"Edited film created by Frank L. Kreznar, an award winning amateur filmmaker, documents Slovenia, Croatia, Bosnia-Herzegovina, Vojvodina, and Serbia. Most of the footage is of countryside or mountainous areas although Kreznar depicts Zagreb, Croatia, and Belgrade, Serbia. The historic Petrovaradin Fortress in Vojvodina, Serbia, is only historic building filmed. The footage of Slovenia emphasizes agriculture, while the footage of Bosnia-Herzegovina includes scenic shots of mountains and waterfalls. Kreznar also shows traditional houses in the rural areas providing a contrast to modern Soviet construction such as Soviet-style apartment buildings. Shots of urban areas also include an emphasis on the lack of cars, high volumes of pedestrian traffic, and the popularity of public transportation. He depicts churches that are still being actively used while discussing the lack of Soviet suppression of religion in Yugoslavia, and he shows the existence of privately held business enterprises such as taxi services and cafés. He also mentions that the majority of Yugoslavian agriculture is under private, family control and that private businesses with five or less employees are allowed to exist. Kreznar discusses the impact of wars between Eastern and Western Europe on this territory, showing various war memorials throughout the film. The film ends with footage of hitchhikers – mainly from countries in Western Europe – attempting to travel through the country" via the Human Studies Film Archives, Smithsonian Museum.
"Film footage moderately edited with added intertitles, shot in Ceylon, Egypt, and Italy by oil explorer and geologist Walter Link during his personal vacation, records various tourist destinations. Landmarks include: the beach and harbor at Colombo, Sri Lanka (Ceylon); the Sphinx, pyramids, Mosque of Mohamed Ali and Egyptian Museum in and around Cairo, Egypt; Villa San Michele in Capri, Italy; and St. Peters and the Coliseum in Rome, Italy. Footage consists mainly of sights and structures, and features little interaction with local inhabitants," Human Studies Film Archives, Smithsonian Museum.
"This amateur film captures Edwin and Minnie Mayer’s worldwide adventure across Australia, Asia, Africa, and Europe in the 1950s. This segment documents stops in Thailand, India, Egypt, Greece, Vatican City, Italy, the Netherlands, and England" Texas Archive of the Moving Image.

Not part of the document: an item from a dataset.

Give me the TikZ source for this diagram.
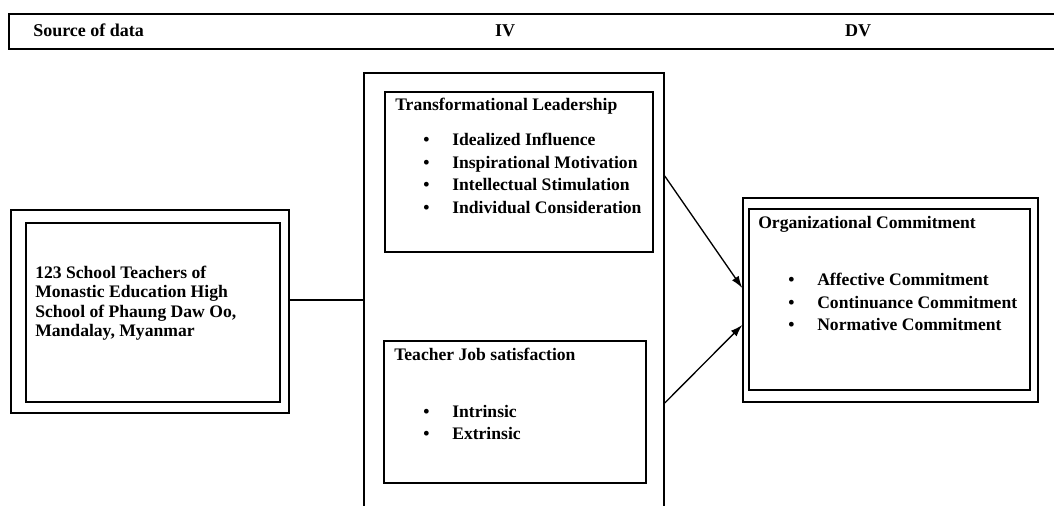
\documentclass[tikz,border=0pt]{standalone}
\usepackage{fontspec}
\setmainfont{Liberation Serif}
\usetikzlibrary{fit,arrows.meta}
\newcommand{\txtfont}{\fontsize{13.2}{16}\selectfont\bfseries}
\begin{document}
\begin{tikzpicture}[x=0.75pt,y=-0.75pt,
  lbl/.style={anchor=base west, inner sep=0, font=\txtfont},
  hdr/.style={anchor=base, inner sep=0, font=\fontsize{13.5}{16}\selectfont\bfseries},
  outerbox/.style={draw, line width=1.1pt, inner sep=0},
  innerbox/.style={draw, line width=1.6pt, inner sep=0},
  conn/.style={line width=1pt},
  arr/.style={line width=1pt, -{Latex[length=9pt,width=6pt]}}]
\clip (0,0) rectangle (1054,506);
\fill[white] (0,0) rectangle (1054,506);
% header
\coordinate (h1) at (9,14); \coordinate (h2) at (1080,49);
\node[outerbox, line width=0.9pt, fit=(h1)(h2)] (header) {};
\node[hdr, anchor=base west] (src) at (33,37) {Source of data};
\node[hdr] (iv) at (505,37) {IV};
\node[hdr] (dv) at (858,37) {DV};
% left source box
\coordinate (l1) at (11,210); \coordinate (l2) at (289,413);
\node[outerbox, fit=(l1)(l2)] (lob) {};
\coordinate (l3) at (26,223); \coordinate (l4) at (280,402);
\node[innerbox, fit=(l3)(l4)] (lib) {};
\node[lbl] (s1) at (35,278) {123 School Teachers of};
\node[lbl] (s2) at (35,297.5) {Monastic Education High};
\node[lbl] (s3) at (35,317) {School of Phaung Daw Oo,};
\node[lbl] (s4) at (35,336.5) {Mandalay, Myanmar};
% middle IV box (open at bottom)
\coordinate (m1) at (364,73); \coordinate (m2) at (664,530);
\node[outerbox, fit=(m1)(m2)] (mid) {};
% transformational leadership
\coordinate (t1) at (385,92); \coordinate (t2) at (653,252);
\node[innerbox, fit=(t1)(t2)] (tlbox) {};
\node[lbl] (tltitle) at (395,111) {Transformational Leadership};
\foreach \t [count=\i] in {Idealized Influence, Inspirational Motivation, Intellectual Stimulation, Individual Consideration}{
  \node[lbl] (tlb\i) at ({423},{146+22.4*(\i-1)}) {\textbullet};
  \node[lbl] (tlt\i) at ({452},{146+22.4*(\i-1)}) {\t};
}
% teacher job satisfaction
\coordinate (j1) at (384,341); \coordinate (j2) at (646,483);
\node[innerbox, fit=(j1)(j2)] (tjbox) {};
\node[lbl] (tjtitle) at (394,360) {Teacher Job satisfaction};
\foreach \t [count=\i] in {Intrinsic, Extrinsic}{
  \node[lbl] (tjb\i) at ({423},{417+22*(\i-1)}) {\textbullet};
  \node[lbl] (tjt\i) at ({452},{417+22*(\i-1)}) {\t};
}
% organizational commitment
\coordinate (r1) at (743,198); \coordinate (r2) at (1038,402);
\node[outerbox, fit=(r1)(r2)] (rob) {};
\coordinate (r3) at (749,209); \coordinate (r4) at (1030,390);
\node[innerbox, fit=(r3)(r4)] (rib) {};
\node[lbl] (octitle) at (758,229) {Organizational Commitment};
\foreach \t [count=\i] in {Affective Commitment, Continuance Commitment, Normative Commitment}{
  \node[lbl] (ocb\i) at ({788},{286+22*(\i-1)}) {\textbullet};
  \node[lbl] (oct\i) at ({817},{286+22*(\i-1)}) {\t};
}
% connectors
\coordinate (y300) at (0,300);
\coordinate (ya) at (0,176); \coordinate (yb) at (0,288);
\coordinate (yc) at (0,403); \coordinate (yd) at (0,325);
\draw[conn] (lob.east |- y300) -- (mid.west |- y300);
\draw[arr] (mid.east |- ya) -- (rob.west |- yb);
\draw[arr] (mid.east |- yc) -- (rob.west |- yd);
\end{tikzpicture}
\end{document}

"A Study in Reds, that women's club film of a sovietized America, has been successfully completed and the club, a very pillar of society in its community, has been made safe, by the experiment, for Democracy. The Five Year Plan called for the production of ten eggs a day, so that there was none left for the onetime owner of the chickens; children seemed to get mixed on their return from the communistic nursery; and the police ate all the tidbits from the workers' lunches, so that in the end the good ladies of the club returned contentedly to the stultifying, but more reassuring, banalities of private ownership. Miriam Bennet, ACL, of Wisconsin Dells, was the director and cameraman of this reversal of the customary Sovkino drama" Movie Makers, Aug. 1932, 361.
"A Traditional Country Wedding in Aland by A. O. Olson a PSA member of San Francisco, Calif. Axel has recorded an all-but-disappeared ritual in this tiny island between Finland and Sweden. This 23-minute 16-mm film was awarded the PSA-MPD Gold Medal and the Documentary Film Award" PSA Journal, Nov. 1971, 42.
"Seeing Switzerland by R. D. Charlton from Alexandra Headland, Queensland, Australia. Roy has been a winner in past PSA competitions and Switzerland's beauty combined with his film making talents emerged in another winning entry this year. This 9-minute 8mm film was awarded a Ten Best Medal and the Foreign Film Award" PSA Journal, Nov. 1970, 38.
"Jeanette from Scotland won the Scenario Award for a story with a very touching twist at the end. Not much can be written as to its content without giving away the story and thus spoiling it for you when you see it. Rex Palmer did this one in black-and-white (only two other films in the Ten Best were not in color), with a deft handling of the story that tends to mislead you right up to the very end. It easily won as Best Foreign Film in this year's competition" PSA Journal, Oct. 1968, 48.